▶ _Challenge_
Exclude pictures. Extract exactly the lines from the one that contains "Give me the Plotly source for this chart." down to the one that contains "TRIMESTRE 2020 Vs.", both included.

**** Source material ****

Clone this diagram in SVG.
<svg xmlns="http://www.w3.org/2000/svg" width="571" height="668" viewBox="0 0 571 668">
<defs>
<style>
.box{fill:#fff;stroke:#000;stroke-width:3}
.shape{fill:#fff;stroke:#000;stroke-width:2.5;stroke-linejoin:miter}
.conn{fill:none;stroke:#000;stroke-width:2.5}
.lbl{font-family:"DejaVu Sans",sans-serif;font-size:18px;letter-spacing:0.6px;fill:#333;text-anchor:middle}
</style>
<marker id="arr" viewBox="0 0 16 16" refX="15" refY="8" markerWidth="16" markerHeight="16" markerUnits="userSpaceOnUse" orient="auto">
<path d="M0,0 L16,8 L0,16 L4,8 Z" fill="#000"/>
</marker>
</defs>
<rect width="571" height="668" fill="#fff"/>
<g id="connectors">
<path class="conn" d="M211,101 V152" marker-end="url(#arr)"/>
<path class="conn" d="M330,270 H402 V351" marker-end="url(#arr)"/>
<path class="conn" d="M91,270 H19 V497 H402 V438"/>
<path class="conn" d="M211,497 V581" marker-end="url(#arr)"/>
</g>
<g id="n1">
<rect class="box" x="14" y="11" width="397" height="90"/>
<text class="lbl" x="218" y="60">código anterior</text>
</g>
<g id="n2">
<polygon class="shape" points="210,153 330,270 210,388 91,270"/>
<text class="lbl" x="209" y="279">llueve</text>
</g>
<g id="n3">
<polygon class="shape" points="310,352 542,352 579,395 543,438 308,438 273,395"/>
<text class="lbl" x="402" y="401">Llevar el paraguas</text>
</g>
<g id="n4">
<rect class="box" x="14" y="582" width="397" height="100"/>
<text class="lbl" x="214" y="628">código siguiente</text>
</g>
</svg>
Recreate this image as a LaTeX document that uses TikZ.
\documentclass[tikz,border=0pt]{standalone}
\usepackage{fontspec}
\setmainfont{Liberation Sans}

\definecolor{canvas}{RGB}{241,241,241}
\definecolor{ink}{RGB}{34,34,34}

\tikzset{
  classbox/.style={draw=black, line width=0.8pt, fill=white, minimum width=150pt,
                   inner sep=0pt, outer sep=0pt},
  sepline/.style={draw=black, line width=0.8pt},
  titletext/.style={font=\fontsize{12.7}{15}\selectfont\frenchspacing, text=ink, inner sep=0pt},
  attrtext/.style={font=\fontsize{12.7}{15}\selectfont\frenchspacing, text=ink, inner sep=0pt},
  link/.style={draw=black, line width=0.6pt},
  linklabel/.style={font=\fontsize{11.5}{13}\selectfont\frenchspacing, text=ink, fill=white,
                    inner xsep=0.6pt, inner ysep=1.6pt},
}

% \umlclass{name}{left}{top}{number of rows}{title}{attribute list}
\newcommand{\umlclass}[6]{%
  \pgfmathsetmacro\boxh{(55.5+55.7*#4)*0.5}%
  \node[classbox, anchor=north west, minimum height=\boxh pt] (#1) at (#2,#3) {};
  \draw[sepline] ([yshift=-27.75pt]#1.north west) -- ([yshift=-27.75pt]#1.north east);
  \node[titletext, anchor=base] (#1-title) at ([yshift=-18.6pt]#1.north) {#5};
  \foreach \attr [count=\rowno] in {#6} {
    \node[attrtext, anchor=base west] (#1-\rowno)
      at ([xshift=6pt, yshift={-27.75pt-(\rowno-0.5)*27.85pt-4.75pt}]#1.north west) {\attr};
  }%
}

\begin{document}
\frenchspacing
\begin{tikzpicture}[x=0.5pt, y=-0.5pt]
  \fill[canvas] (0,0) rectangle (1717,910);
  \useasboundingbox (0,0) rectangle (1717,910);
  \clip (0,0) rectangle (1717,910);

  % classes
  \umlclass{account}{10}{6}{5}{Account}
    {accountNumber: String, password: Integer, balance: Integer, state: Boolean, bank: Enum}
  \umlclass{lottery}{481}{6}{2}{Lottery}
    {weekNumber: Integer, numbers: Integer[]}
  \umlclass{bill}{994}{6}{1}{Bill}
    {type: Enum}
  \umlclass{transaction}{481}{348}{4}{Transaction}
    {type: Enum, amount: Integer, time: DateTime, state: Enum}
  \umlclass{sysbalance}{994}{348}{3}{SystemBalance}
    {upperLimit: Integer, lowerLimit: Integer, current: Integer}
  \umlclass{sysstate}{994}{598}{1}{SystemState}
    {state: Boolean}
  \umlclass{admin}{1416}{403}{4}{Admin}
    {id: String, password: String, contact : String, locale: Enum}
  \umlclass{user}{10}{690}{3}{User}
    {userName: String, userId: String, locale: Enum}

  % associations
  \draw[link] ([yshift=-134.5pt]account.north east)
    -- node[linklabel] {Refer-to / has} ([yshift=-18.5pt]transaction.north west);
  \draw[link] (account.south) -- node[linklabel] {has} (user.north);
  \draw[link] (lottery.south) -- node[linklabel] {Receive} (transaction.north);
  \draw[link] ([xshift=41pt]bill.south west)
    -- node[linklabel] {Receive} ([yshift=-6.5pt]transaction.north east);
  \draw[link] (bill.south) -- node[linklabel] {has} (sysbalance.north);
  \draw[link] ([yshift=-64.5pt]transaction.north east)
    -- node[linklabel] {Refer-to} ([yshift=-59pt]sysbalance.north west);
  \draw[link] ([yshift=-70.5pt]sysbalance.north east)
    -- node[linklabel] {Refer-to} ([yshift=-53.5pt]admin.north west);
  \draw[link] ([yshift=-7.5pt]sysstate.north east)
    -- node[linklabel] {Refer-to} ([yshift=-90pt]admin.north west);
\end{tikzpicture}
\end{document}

****
**** Source material ****

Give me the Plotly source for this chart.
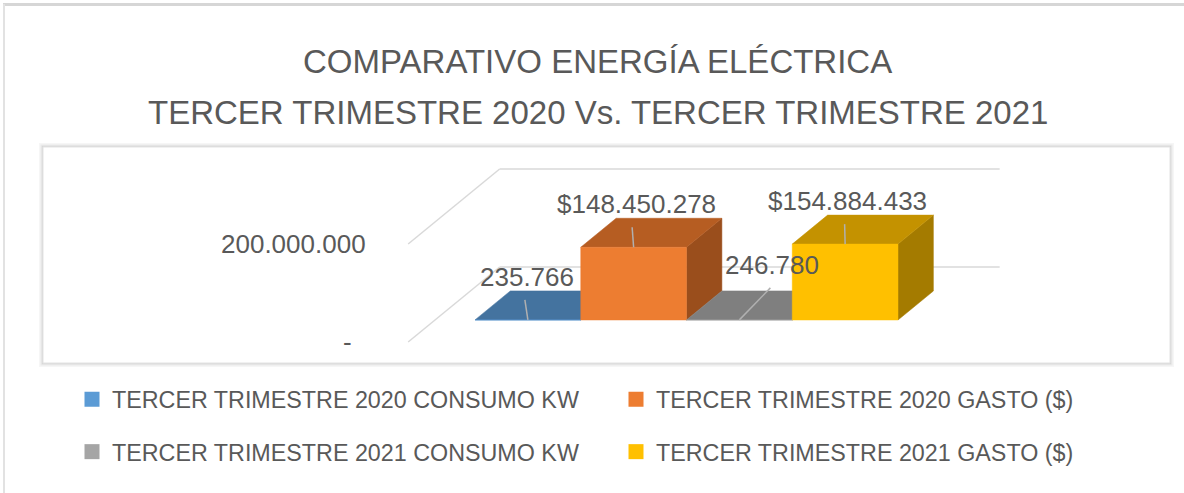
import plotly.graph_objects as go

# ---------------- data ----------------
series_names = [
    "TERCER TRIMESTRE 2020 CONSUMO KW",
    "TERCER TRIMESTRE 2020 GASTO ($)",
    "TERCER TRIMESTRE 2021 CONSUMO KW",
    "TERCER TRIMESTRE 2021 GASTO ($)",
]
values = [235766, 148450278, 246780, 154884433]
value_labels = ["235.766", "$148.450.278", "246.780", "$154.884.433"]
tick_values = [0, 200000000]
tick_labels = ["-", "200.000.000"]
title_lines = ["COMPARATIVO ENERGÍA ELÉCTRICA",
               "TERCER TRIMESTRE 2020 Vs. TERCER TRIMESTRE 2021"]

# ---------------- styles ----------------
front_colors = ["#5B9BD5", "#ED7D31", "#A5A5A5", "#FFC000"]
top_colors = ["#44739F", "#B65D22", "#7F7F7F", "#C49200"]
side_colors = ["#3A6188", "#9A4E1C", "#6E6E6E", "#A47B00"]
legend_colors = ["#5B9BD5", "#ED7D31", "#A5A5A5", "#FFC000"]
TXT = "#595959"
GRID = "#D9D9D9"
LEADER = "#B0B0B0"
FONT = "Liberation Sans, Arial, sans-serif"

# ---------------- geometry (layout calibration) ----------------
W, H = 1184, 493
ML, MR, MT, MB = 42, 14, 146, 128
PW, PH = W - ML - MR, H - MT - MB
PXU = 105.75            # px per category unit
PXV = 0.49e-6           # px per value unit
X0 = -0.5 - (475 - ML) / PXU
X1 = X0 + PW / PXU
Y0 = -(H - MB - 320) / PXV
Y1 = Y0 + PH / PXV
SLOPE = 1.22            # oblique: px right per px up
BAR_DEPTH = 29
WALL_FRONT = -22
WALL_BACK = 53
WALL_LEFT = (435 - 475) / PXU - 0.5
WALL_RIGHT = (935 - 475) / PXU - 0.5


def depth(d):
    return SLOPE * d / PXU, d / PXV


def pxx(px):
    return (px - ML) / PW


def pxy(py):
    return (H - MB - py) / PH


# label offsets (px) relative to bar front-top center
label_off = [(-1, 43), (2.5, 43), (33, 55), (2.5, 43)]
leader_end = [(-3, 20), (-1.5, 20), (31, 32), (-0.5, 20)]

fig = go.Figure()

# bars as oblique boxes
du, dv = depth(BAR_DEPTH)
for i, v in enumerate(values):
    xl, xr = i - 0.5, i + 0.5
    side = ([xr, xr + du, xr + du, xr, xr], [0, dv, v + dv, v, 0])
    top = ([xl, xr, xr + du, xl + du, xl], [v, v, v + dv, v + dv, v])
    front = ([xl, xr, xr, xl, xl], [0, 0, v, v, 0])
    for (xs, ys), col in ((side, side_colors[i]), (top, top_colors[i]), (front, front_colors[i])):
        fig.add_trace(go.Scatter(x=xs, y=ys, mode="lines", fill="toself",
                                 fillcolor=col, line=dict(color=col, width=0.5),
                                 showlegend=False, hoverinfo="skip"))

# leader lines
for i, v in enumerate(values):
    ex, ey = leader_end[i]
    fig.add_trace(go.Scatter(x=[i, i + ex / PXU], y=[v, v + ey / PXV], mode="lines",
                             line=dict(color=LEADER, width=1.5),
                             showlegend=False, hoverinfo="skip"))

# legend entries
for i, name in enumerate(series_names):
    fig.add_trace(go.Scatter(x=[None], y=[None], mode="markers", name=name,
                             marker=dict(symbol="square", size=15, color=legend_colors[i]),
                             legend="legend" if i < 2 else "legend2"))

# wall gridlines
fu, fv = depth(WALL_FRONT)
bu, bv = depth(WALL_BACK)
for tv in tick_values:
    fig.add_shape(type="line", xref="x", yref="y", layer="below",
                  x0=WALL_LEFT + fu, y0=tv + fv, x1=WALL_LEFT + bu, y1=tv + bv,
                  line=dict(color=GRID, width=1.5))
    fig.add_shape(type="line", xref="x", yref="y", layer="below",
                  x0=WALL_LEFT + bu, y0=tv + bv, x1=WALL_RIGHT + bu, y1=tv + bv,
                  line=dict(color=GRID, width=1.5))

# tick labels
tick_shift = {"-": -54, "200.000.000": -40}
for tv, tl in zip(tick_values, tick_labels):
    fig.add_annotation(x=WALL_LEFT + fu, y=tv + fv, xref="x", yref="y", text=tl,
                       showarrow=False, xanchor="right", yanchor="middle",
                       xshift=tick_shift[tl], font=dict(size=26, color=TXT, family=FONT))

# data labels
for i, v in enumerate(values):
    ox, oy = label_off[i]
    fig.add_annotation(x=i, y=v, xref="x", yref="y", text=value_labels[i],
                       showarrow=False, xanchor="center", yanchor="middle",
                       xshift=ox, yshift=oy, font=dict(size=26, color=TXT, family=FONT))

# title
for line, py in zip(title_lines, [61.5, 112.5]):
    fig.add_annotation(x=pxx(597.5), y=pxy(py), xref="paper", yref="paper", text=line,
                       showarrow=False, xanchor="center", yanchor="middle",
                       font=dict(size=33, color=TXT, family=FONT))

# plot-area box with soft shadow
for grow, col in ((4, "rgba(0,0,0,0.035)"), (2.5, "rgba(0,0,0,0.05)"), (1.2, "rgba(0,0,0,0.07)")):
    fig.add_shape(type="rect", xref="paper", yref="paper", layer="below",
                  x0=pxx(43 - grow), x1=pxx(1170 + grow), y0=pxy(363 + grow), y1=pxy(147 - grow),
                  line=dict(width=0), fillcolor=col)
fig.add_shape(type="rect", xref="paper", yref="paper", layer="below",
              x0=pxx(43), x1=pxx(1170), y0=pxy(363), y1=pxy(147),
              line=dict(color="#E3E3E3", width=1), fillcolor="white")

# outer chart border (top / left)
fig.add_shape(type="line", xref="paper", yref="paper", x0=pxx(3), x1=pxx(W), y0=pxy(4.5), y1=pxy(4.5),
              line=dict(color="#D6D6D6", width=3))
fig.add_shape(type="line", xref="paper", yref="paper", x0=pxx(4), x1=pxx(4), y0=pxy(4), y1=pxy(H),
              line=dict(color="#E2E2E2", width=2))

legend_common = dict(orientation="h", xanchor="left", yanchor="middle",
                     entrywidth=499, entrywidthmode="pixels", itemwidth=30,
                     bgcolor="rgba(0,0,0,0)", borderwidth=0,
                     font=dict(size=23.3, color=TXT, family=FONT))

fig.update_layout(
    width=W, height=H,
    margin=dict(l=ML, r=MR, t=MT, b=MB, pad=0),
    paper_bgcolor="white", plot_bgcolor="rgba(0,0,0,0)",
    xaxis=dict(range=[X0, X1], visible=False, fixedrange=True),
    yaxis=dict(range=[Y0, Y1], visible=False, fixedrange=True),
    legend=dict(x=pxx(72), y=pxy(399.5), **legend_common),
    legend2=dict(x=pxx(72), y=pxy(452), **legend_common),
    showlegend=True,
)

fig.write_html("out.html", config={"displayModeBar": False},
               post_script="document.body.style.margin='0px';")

****
**** Source material ****

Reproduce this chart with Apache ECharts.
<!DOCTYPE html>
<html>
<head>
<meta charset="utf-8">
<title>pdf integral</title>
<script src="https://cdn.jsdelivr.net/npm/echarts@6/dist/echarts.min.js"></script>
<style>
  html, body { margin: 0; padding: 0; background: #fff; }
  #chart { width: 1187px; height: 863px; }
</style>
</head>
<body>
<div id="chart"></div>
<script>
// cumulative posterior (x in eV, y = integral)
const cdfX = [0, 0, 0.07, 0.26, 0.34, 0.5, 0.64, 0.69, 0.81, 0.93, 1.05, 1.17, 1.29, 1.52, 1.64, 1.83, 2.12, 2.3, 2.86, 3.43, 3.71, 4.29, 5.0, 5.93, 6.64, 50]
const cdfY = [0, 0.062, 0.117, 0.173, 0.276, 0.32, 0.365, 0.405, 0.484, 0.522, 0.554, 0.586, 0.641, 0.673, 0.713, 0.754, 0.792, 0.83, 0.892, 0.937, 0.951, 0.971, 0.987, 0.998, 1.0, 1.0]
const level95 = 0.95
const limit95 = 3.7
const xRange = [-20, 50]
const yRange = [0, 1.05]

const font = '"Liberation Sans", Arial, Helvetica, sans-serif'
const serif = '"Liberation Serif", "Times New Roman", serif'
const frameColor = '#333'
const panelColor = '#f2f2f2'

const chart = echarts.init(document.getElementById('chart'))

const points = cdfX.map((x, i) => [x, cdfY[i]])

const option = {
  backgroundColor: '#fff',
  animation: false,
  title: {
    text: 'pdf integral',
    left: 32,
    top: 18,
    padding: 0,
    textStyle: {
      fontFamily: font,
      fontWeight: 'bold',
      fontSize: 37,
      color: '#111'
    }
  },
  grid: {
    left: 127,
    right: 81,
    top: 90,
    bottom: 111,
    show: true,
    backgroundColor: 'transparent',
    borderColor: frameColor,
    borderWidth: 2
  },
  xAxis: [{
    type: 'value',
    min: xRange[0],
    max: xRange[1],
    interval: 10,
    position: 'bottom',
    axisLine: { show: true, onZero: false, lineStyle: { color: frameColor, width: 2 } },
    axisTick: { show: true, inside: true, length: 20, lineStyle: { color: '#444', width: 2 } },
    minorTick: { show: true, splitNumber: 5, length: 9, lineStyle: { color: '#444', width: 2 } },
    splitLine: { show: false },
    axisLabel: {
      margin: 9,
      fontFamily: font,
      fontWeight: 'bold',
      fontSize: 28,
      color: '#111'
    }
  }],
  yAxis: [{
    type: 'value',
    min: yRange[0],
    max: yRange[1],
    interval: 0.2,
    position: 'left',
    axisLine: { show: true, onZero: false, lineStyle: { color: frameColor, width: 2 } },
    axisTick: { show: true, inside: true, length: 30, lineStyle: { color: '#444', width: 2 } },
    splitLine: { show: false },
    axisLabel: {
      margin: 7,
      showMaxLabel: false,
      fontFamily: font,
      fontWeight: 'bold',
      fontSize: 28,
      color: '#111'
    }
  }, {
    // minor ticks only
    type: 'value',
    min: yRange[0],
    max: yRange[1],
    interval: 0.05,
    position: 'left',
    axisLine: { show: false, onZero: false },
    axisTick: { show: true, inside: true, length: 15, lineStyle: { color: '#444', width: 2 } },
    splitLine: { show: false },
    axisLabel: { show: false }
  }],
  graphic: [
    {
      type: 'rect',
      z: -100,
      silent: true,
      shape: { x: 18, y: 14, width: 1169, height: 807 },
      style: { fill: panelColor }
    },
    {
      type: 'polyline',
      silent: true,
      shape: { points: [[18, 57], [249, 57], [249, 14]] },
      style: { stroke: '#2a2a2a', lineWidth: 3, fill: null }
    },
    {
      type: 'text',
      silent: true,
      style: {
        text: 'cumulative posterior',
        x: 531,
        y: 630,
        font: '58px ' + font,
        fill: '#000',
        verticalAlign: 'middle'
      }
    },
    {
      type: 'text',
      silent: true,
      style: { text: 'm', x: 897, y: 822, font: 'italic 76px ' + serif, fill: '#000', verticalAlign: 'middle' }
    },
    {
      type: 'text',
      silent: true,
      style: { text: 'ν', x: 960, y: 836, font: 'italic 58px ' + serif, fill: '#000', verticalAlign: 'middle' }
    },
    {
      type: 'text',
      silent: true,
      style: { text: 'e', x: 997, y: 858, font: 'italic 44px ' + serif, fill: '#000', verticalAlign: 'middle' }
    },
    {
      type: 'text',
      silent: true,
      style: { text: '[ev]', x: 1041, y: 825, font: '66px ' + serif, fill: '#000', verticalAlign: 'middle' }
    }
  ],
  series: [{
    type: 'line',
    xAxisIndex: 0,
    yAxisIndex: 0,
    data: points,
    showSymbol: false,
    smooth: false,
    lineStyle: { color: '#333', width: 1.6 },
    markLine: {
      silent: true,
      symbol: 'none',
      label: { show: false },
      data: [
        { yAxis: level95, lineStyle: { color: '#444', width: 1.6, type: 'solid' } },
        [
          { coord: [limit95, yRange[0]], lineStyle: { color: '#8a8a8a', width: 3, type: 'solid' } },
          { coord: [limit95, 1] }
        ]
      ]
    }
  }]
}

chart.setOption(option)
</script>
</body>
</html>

****

▶ _Output_
Give me the Plotly source for this chart.
import plotly.graph_objects as go

# ---------------- data ----------------
series_names = [
    "TERCER TRIMESTRE 2020 CONSUMO KW",
    "TERCER TRIMESTRE 2020 GASTO ($)",
    "TERCER TRIMESTRE 2021 CONSUMO KW",
    "TERCER TRIMESTRE 2021 GASTO ($)",
]
values = [235766, 148450278, 246780, 154884433]
value_labels = ["235.766", "$148.450.278", "246.780", "$154.884.433"]
tick_values = [0, 200000000]
tick_labels = ["-", "200.000.000"]
title_lines = ["COMPARATIVO ENERGÍA ELÉCTRICA",
               "TERCER TRIMESTRE 2020 Vs. TERCER TRIMESTRE 2021"]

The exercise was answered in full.